[START SOURCE DATA]

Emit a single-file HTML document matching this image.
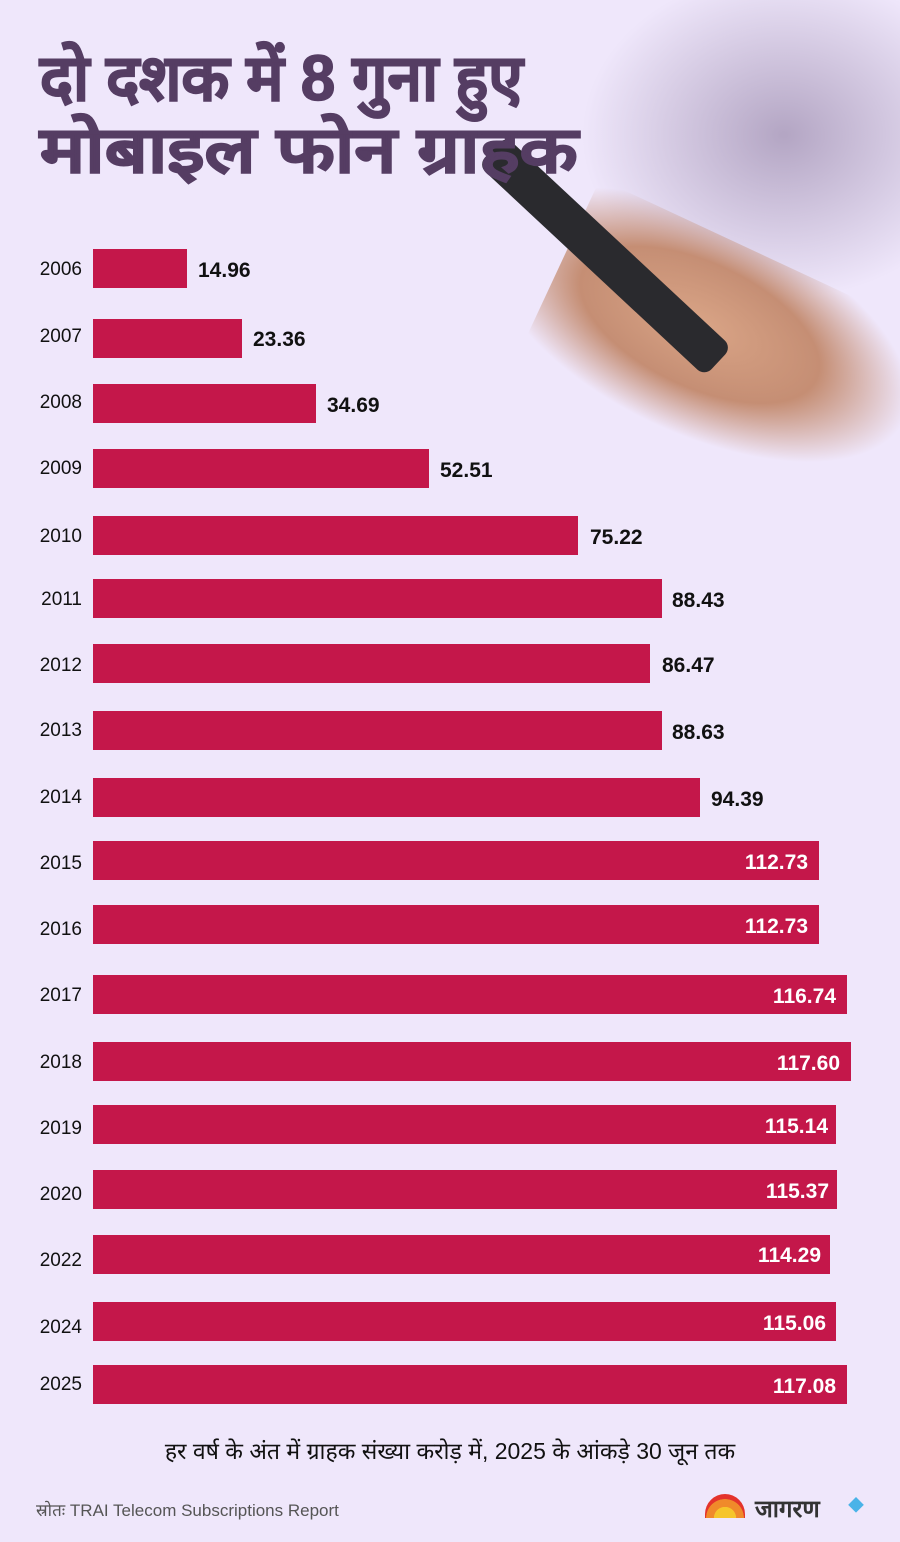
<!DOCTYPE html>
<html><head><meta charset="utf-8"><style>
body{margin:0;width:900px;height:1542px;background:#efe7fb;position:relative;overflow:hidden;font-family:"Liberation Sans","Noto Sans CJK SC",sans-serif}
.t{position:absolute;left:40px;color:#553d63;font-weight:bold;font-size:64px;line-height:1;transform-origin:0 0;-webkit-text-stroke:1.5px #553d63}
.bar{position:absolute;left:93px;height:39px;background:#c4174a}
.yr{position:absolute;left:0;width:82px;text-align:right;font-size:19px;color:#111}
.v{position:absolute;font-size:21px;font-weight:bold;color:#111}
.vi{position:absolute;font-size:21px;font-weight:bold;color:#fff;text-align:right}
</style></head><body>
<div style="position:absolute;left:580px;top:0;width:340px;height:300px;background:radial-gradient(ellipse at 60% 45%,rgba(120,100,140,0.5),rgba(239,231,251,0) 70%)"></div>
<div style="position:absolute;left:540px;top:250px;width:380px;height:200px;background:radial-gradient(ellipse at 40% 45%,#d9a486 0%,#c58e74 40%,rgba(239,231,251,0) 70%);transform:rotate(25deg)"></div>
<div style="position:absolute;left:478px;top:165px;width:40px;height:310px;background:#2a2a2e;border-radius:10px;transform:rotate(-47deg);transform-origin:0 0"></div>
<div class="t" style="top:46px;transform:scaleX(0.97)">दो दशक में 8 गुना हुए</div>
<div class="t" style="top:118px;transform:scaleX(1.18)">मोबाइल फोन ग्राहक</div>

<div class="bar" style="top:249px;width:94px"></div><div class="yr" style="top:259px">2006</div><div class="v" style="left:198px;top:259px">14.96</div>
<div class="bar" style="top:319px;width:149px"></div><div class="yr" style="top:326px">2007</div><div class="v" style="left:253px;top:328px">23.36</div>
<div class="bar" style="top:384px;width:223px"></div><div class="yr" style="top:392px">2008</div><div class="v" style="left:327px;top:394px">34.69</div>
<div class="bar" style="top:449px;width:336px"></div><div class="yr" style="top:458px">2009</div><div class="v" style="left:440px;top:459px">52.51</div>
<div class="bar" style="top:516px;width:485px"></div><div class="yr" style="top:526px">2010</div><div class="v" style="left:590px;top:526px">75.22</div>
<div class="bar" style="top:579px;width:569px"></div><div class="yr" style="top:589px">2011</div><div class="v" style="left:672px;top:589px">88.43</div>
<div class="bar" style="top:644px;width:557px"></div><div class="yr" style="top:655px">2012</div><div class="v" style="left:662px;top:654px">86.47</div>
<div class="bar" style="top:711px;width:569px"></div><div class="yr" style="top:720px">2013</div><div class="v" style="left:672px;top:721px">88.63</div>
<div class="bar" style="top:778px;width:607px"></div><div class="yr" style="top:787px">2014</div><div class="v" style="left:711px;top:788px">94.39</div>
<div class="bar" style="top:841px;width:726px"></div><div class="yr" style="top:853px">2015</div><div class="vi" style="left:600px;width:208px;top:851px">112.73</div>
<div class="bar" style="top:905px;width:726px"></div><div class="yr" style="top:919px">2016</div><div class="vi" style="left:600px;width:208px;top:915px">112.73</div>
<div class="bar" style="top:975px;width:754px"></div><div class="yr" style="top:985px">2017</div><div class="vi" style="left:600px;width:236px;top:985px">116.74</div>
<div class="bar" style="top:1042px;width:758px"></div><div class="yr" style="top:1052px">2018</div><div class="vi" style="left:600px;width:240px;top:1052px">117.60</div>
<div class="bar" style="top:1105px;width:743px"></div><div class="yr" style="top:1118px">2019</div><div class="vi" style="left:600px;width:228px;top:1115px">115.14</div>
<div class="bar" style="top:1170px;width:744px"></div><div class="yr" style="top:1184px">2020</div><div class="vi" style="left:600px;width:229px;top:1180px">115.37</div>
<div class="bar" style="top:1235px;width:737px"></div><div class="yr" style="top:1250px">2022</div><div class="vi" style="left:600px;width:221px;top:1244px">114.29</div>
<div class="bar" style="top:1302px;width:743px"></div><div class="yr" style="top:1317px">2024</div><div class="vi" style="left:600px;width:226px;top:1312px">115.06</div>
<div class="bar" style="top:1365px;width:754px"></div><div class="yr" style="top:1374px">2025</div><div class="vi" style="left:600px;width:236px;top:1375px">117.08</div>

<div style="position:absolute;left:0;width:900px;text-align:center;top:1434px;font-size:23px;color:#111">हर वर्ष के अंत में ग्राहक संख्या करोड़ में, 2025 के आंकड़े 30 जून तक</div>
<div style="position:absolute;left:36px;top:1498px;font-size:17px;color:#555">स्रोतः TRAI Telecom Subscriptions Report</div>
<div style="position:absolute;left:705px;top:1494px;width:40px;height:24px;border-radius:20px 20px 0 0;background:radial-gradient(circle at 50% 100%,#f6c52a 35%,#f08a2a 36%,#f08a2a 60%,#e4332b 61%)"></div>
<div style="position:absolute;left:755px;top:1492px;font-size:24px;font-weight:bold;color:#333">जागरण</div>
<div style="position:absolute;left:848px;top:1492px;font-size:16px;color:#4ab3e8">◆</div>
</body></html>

[END SOURCE DATA]

_GOAL_
Give an exact reproduction of every line, leaving out any picture.

_WRITTEN REPLY_
Emit a single-file HTML document matching this image.
<!DOCTYPE html>
<html><head><meta charset="utf-8"><style>
body{margin:0;width:900px;height:1542px;background:#efe7fb;position:relative;overflow:hidden;font-family:"Liberation Sans","Noto Sans CJK SC",sans-serif}
.t{position:absolute;left:40px;color:#553d63;font-weight:bold;font-size:64px;line-height:1;transform-origin:0 0;-webkit-text-stroke:1.5px #553d63}
.bar{position:absolute;left:93px;height:39px;background:#c4174a}
.yr{position:absolute;left:0;width:82px;text-align:right;font-size:19px;color:#111}
.v{position:absolute;font-size:21px;font-weight:bold;color:#111}
.vi{position:absolute;font-size:21px;font-weight:bold;color:#fff;text-align:right}
</style></head><body>
<div style="position:absolute;left:580px;top:0;width:340px;height:300px;background:radial-gradient(ellipse at 60% 45%,rgba(120,100,140,0.5),rgba(239,231,251,0) 70%)"></div>
<div style="position:absolute;left:540px;top:250px;width:380px;height:200px;background:radial-gradient(ellipse at 40% 45%,#d9a486 0%,#c58e74 40%,rgba(239,231,251,0) 70%);transform:rotate(25deg)"></div>
<div style="position:absolute;left:478px;top:165px;width:40px;height:310px;background:#2a2a2e;border-radius:10px;transform:rotate(-47deg);transform-origin:0 0"></div>
<div class="t" style="top:46px;transform:scaleX(0.97)">दो दशक में 8 गुना हुए</div>
<div class="t" style="top:118px;transform:scaleX(1.18)">मोबाइल फोन ग्राहक</div>

<div class="bar" style="top:249px;width:94px"></div><div class="yr" style="top:259px">2006</div><div class="v" style="left:198px;top:259px">14.96</div>
<div class="bar" style="top:319px;width:149px"></div><div class="yr" style="top:326px">2007</div><div class="v" style="left:253px;top:328px">23.36</div>
<div class="bar" style="top:384px;width:223px"></div><div class="yr" style="top:392px">2008</div><div class="v" style="left:327px;top:394px">34.69</div>
<div class="bar" style="top:449px;width:336px"></div><div class="yr" style="top:458px">2009</div><div class="v" style="left:440px;top:459px">52.51</div>
<div class="bar" style="top:516px;width:485px"></div><div class="yr" style="top:526px">2010</div><div class="v" style="left:590px;top:526px">75.22</div>
<div class="bar" style="top:579px;width:569px"></div><div class="yr" style="top:589px">2011</div><div class="v" style="left:672px;top:589px">88.43</div>
<div class="bar" style="top:644px;width:557px"></div><div class="yr" style="top:655px">2012</div><div class="v" style="left:662px;top:654px">86.47</div>
<div class="bar" style="top:711px;width:569px"></div><div class="yr" style="top:720px">2013</div><div class="v" style="left:672px;top:721px">88.63</div>
<div class="bar" style="top:778px;width:607px"></div><div class="yr" style="top:787px">2014</div><div class="v" style="left:711px;top:788px">94.39</div>
<div class="bar" style="top:841px;width:726px"></div><div class="yr" style="top:853px">2015</div><div class="vi" style="left:600px;width:208px;top:851px">112.73</div>
<div class="bar" style="top:905px;width:726px"></div><div class="yr" style="top:919px">2016</div><div class="vi" style="left:600px;width:208px;top:915px">112.73</div>
<div class="bar" style="top:975px;width:754px"></div><div class="yr" style="top:985px">2017</div><div class="vi" style="left:600px;width:236px;top:985px">116.74</div>
<div class="bar" style="top:1042px;width:758px"></div><div class="yr" style="top:1052px">2018</div><div class="vi" style="left:600px;width:240px;top:1052px">117.60</div>
<div class="bar" style="top:1105px;width:743px"></div><div class="yr" style="top:1118px">2019</div><div class="vi" style="left:600px;width:228px;top:1115px">115.14</div>
<div class="bar" style="top:1170px;width:744px"></div><div class="yr" style="top:1184px">2020</div><div class="vi" style="left:600px;width:229px;top:1180px">115.37</div>
<div class="bar" style="top:1235px;width:737px"></div><div class="yr" style="top:1250px">2022</div><div class="vi" style="left:600px;width:221px;top:1244px">114.29</div>
<div class="bar" style="top:1302px;width:743px"></div><div class="yr" style="top:1317px">2024</div><div class="vi" style="left:600px;width:226px;top:1312px">115.06</div>
<div class="bar" style="top:1365px;width:754px"></div><div class="yr" style="top:1374px">2025</div><div class="vi" style="left:600px;width:236px;top:1375px">117.08</div>

<div style="position:absolute;left:0;width:900px;text-align:center;top:1434px;font-size:23px;color:#111">हर वर्ष के अंत में ग्राहक संख्या करोड़ में, 2025 के आंकड़े 30 जून तक</div>
<div style="position:absolute;left:36px;top:1498px;font-size:17px;color:#555">स्रोतः TRAI Telecom Subscriptions Report</div>
<div style="position:absolute;left:705px;top:1494px;width:40px;height:24px;border-radius:20px 20px 0 0;background:radial-gradient(circle at 50% 100%,#f6c52a 35%,#f08a2a 36%,#f08a2a 60%,#e4332b 61%)"></div>
<div style="position:absolute;left:755px;top:1492px;font-size:24px;font-weight:bold;color:#333">जागरण</div>
<div style="position:absolute;left:848px;top:1492px;font-size:16px;color:#4ab3e8">◆</div>
</body></html>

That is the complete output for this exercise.